Supplied information:
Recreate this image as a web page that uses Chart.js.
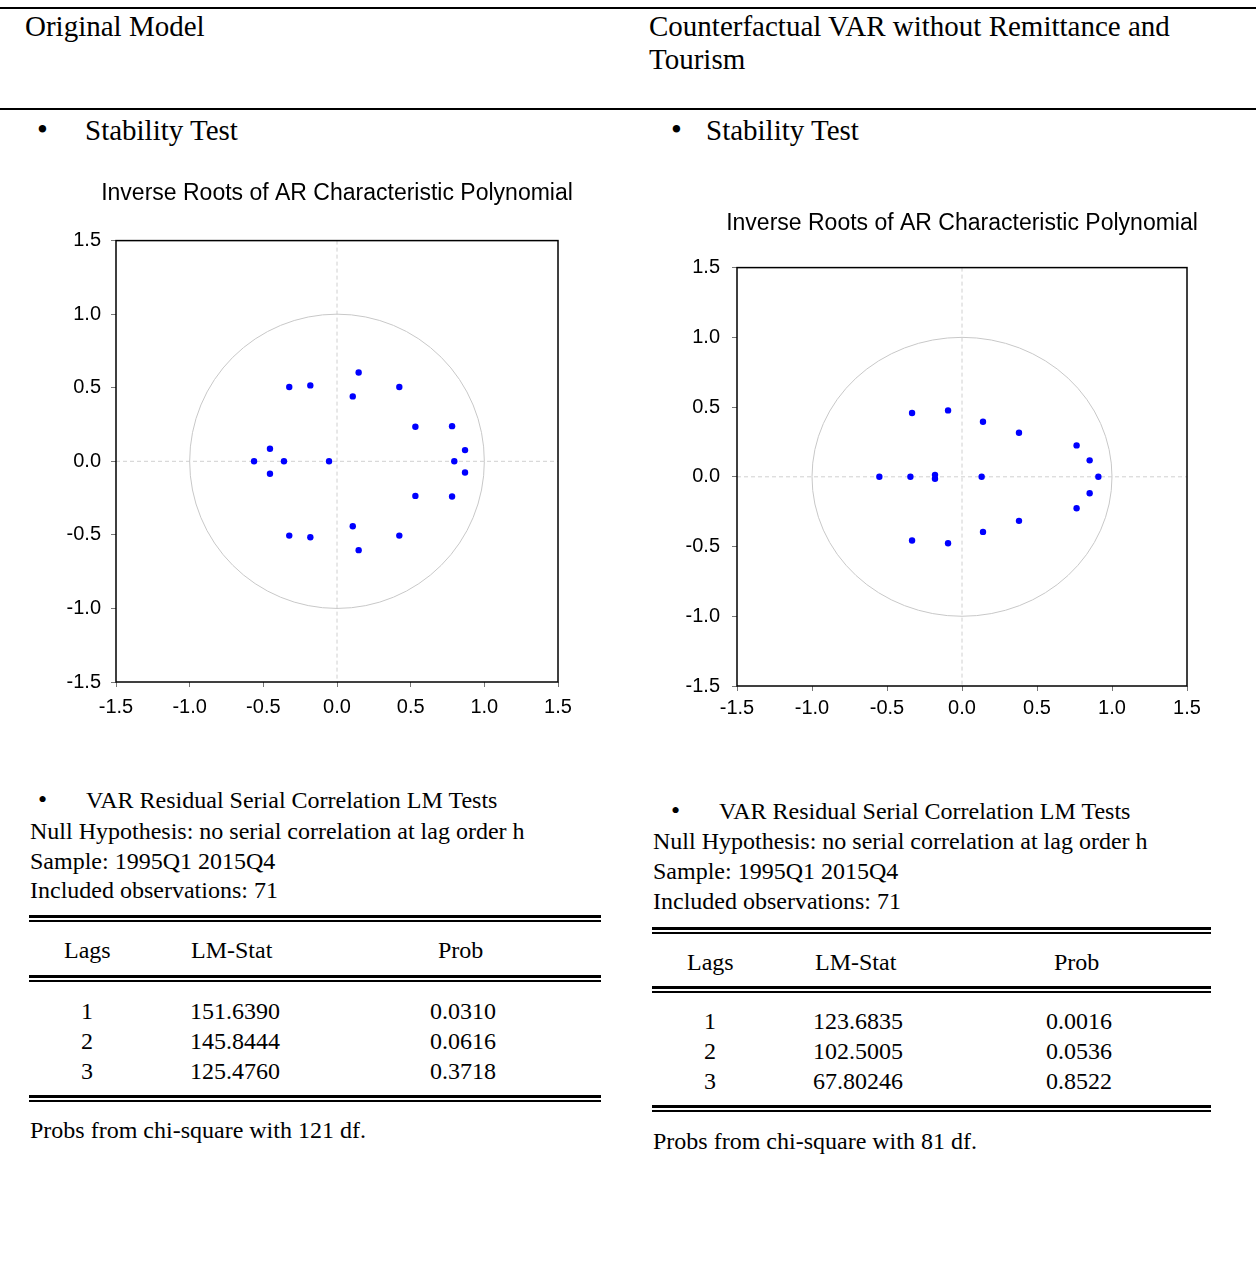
<!DOCTYPE html>
<html>
<head>
<meta charset="utf-8">
<script src="https://cdn.jsdelivr.net/npm/chart.js@4.4.1/dist/chart.umd.min.js"></script>
<style>
  html, body { margin: 0; padding: 0; background: #fff; }
  body { position: relative; width: 1256px; height: 1262px; overflow: hidden;
         font-family: "Liberation Serif", "Times New Roman", serif; color: #000; }
  .t { position: absolute; white-space: nowrap; }
  .h { font-size: 29px; line-height: 33px; }
  .b { font-size: 24px; line-height: 30px; }
  .rule { position: absolute; left: 0; width: 1256px; height: 2px; background: #000; }
  .dbl { position: absolute; border-top: 3px solid #000; border-bottom: 2px solid #000; height: 2px; }
  canvas { position: absolute; }
</style>
</head>
<body>

<div class="rule" style="top:7px"></div>
<div class="rule" style="top:108px"></div>

<div class="t h" style="left:25px; top:10px">Original Model</div>
<div class="t h" style="left:649px; top:10px">Counterfactual VAR without Remittance and<br>Tourism</div>

<div class="t h" style="left:37px; top:113px; font-size:31px">&bull;</div>
<div class="t h" style="left:85px; top:114px">Stability Test</div>
<div class="t h" style="left:671px; top:113px; font-size:31px">&bull;</div>
<div class="t h" style="left:706px; top:114px">Stability Test</div>

<canvas id="chart_left" width="570" height="570" style="left:30px; top:170px"></canvas>
<canvas id="chart_right" width="580" height="560" style="left:652px; top:200px"></canvas>

<!-- left LM test -->
<div class="t b" style="left:38px; top:785px; font-size:26px">&bull;</div>
<div class="t b" style="left:86px; top:785px">VAR Residual Serial Correlation LM Tests</div>
<div class="t b" style="left:30px; top:816px">Null Hypothesis: no serial correlation at lag order h</div>
<div class="t b" style="left:30px; top:846px">Sample: 1995Q1 2015Q4</div>
<div class="t b" style="left:30px; top:875px">Included observations: 71</div>
<div class="dbl" style="left:29px; width:572px; top:915px"></div>
<div class="t b" style="left:64px; top:935px">Lags</div>
<div class="t b" style="left:191px; top:935px">LM-Stat</div>
<div class="t b" style="left:438px; top:935px">Prob</div>
<div class="dbl" style="left:29px; width:572px; top:975px"></div>
<div id="rows_left"></div>
<div class="dbl" style="left:29px; width:572px; top:1095px"></div>
<div class="t b" style="left:30px; top:1115px">Probs from chi-square with 121 df.</div>

<!-- right LM test -->
<div class="t b" style="left:671px; top:796px; font-size:26px">&bull;</div>
<div class="t b" style="left:719px; top:796px">VAR Residual Serial Correlation LM Tests</div>
<div class="t b" style="left:653px; top:826px">Null Hypothesis: no serial correlation at lag order h</div>
<div class="t b" style="left:653px; top:856px">Sample: 1995Q1 2015Q4</div>
<div class="t b" style="left:653px; top:886px">Included observations: 71</div>
<div class="dbl" style="left:652px; width:559px; top:927px"></div>
<div class="t b" style="left:687px; top:947px">Lags</div>
<div class="t b" style="left:815px; top:947px">LM-Stat</div>
<div class="t b" style="left:1054px; top:947px">Prob</div>
<div class="dbl" style="left:652px; width:559px; top:986px"></div>
<div id="rows_right"></div>
<div class="dbl" style="left:652px; width:559px; top:1105px"></div>
<div class="t b" style="left:653px; top:1126px">Probs from chi-square with 81 df.</div>

<script>
// inverse roots, original model (real / imaginary parts)
var leftRe = [0.147, -0.324, -0.181, 0.107, 0.423, 0.532, 0.781, 0.869, 0.796, 0.869, 0.532, 0.781,
              0.423, 0.107, 0.147, -0.324, -0.181, -0.455, -0.563, -0.455, -0.360, -0.054];
var leftIm = [0.604, 0.505, 0.516, 0.441, 0.505, 0.235, 0.239, 0.076, 0.000, -0.076, -0.235, -0.239,
              -0.505, -0.441, -0.604, -0.505, -0.516, 0.085, 0.000, -0.085, 0.000, 0.000];

// inverse roots, counterfactual VAR
var rightRe = [-0.333, -0.093, 0.140, 0.380, 0.764, 0.851, 0.909, 0.851, 0.764, 0.380, 0.140,
               -0.093, -0.333, -0.551, -0.344, -0.180, -0.180, 0.131];
var rightIm = [0.457, 0.476, 0.395, 0.316, 0.225, 0.118, 0.000, -0.118, -0.225, -0.316, -0.395,
               -0.476, -0.457, 0.000, 0.000, 0.014, -0.014, 0.000];

var axisTicks = [-1.5, -1.0, -0.5, 0.0, 0.5, 1.0, 1.5];

// LM test tables
var lags = [1, 2, 3];
var lmLeft = ['151.6390', '145.8444', '125.4760'];
var probLeft = ['0.0310', '0.0616', '0.3718'];
var lmRight = ['123.6835', '102.5005', '67.80246'];
var probRight = ['0.0016', '0.0536', '0.8522'];

function buildRows(id, lm, prob, top, xLag, xLm, xProb) {
    var box = document.getElementById(id);
    var html = '';
    for (var i = 0; i < lags.length; i++) {
        var y = top + i * 30;
        html += '<div class="t b" style="left:' + xLag + 'px; top:' + y + 'px">' + lags[i] + '</div>';
        html += '<div class="t b" style="left:' + xLm + 'px; top:' + y + 'px">' + lm[i] + '</div>';
        html += '<div class="t b" style="left:' + xProb + 'px; top:' + y + 'px">' + prob[i] + '</div>';
    }
    box.innerHTML = html;
}
buildRows('rows_left', lmLeft, probLeft, 996, 81, 190, 430);
buildRows('rows_right', lmRight, probRight, 1006, 704, 813, 1046);

Chart.defaults.color = '#000';
Chart.defaults.font.family = '"Liberation Sans", Arial, sans-serif';

// unit circle, zero lines and frame drawn through the scales
var rootFrame = {
    id: 'rootFrame',
    afterLayout: function(chart) {
        // let the title run wider than the plot, centred over it
        var t = chart.titleBlock, a = chart.chartArea;
        if (t) {
            var c = (a.left + a.right) / 2;
            t.left = c - 280;
            t.right = c + 280;
            t.width = 560;
        }
    },
    beforeDatasetsDraw: function(chart) {
        var ctx = chart.ctx, a = chart.chartArea;
        var xs = chart.scales.x, ys = chart.scales.y;
        var cx = xs.getPixelForValue(0), cy = ys.getPixelForValue(0);
        var rx = xs.getPixelForValue(1) - cx, ry = cy - ys.getPixelForValue(1);
        ctx.save();
        ctx.strokeStyle = '#d0d0d0';
        ctx.lineWidth = 1;
        ctx.setLineDash([4, 3]);
        ctx.beginPath();
        ctx.moveTo(a.left, cy); ctx.lineTo(a.right, cy);
        ctx.moveTo(cx, a.top); ctx.lineTo(cx, a.bottom);
        ctx.stroke();
        ctx.setLineDash([]);
        ctx.strokeStyle = '#c8c8c8';
        ctx.beginPath();
        ctx.ellipse(cx, cy, rx, ry, 0, 0, Math.PI * 2);
        ctx.stroke();
        ctx.strokeStyle = '#000';
        ctx.lineWidth = 1.5;
        ctx.strokeRect(a.left, a.top, a.right - a.left, a.bottom - a.top);
        ctx.restore();
    }
};

function createRootChart(context, re, im, cfg) {
    var points = [];
    for (var i = 0; i < re.length; i++) {
        points.push({x: re[i], y: im[i]});
    }
    var axis = function(pad, size, isX) {
        return {
            type: 'linear',
            min: -1.5,
            max: 1.5,
            afterBuildTicks: function(scale) {
                scale.ticks = axisTicks.map(function(v) { return {value: v}; });
            },
            afterFit: function(scale) {
                if (isX) { scale.height = size; } else { scale.width = size; }
            },
            grid: {drawOnChartArea: false, drawTicks: true, tickLength: 5, color: '#777'},
            border: {display: false},
            ticks: {
                padding: pad,
                font: {size: 20},
                maxRotation: 0,
                callback: function(v) { return Number(v).toFixed(1); }
            }
        };
    };
    new Chart(document.getElementById(context).getContext('2d'), {
        type: 'scatter',
        data: {
            datasets: [{
                data: points,
                backgroundColor: '#0000ff',
                borderColor: '#0000ff',
                pointRadius: 3.2,
                borderWidth: 0
            }]
        },
        options: {
            responsive: false,
            animation: false,
            layout: {padding: cfg.layout},
            plugins: {
                legend: {display: false},
                tooltip: {enabled: false},
                title: {
                    display: true,
                    fullSize: false,
                    text: 'Inverse Roots of AR Characteristic Polynomial',
                    color: '#000',
                    font: {size: 23, weight: 'normal'},
                    padding: cfg.titlePad
                }
            },
            scales: {
                x: axis(cfg.xPad, cfg.xHeight, true),
                y: axis(cfg.yPad, cfg.yWidth, false)
            }
        },
        plugins: [rootFrame]
    });
}

createRootChart('chart_left', leftRe, leftIm, {
    layout: {left: 0, right: 42, top: 0, bottom: 18},
    titlePad: {top: 10, bottom: 33},
    xPad: 8, xHeight: 40, yPad: 10, yWidth: 86
});
createRootChart('chart_right', rightRe, rightIm, {
    layout: {left: 0, right: 45, top: 0, bottom: 34},
    titlePad: {top: 10, bottom: 30},
    xPad: 5, xHeight: 40, yPad: 12, yWidth: 85
});
</script>
</body>
</html>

Exercise aim: Return the material line for line, from its beginning to the line that contains "without Remittance and<br>Tourism</div>", with the pictures left out.

Task output:
Recreate this image as a web page that uses Chart.js.
<!DOCTYPE html>
<html>
<head>
<meta charset="utf-8">
<script src="https://cdn.jsdelivr.net/npm/chart.js@4.4.1/dist/chart.umd.min.js"></script>
<style>
  html, body { margin: 0; padding: 0; background: #fff; }
  body { position: relative; width: 1256px; height: 1262px; overflow: hidden;
         font-family: "Liberation Serif", "Times New Roman", serif; color: #000; }
  .t { position: absolute; white-space: nowrap; }
  .h { font-size: 29px; line-height: 33px; }
  .b { font-size: 24px; line-height: 30px; }
  .rule { position: absolute; left: 0; width: 1256px; height: 2px; background: #000; }
  .dbl { position: absolute; border-top: 3px solid #000; border-bottom: 2px solid #000; height: 2px; }
  canvas { position: absolute; }
</style>
</head>
<body>

<div class="rule" style="top:7px"></div>
<div class="rule" style="top:108px"></div>

<div class="t h" style="left:25px; top:10px">Original Model</div>
<div class="t h" style="left:649px; top:10px">Counterfactual VAR without Remittance and<br>Tourism</div>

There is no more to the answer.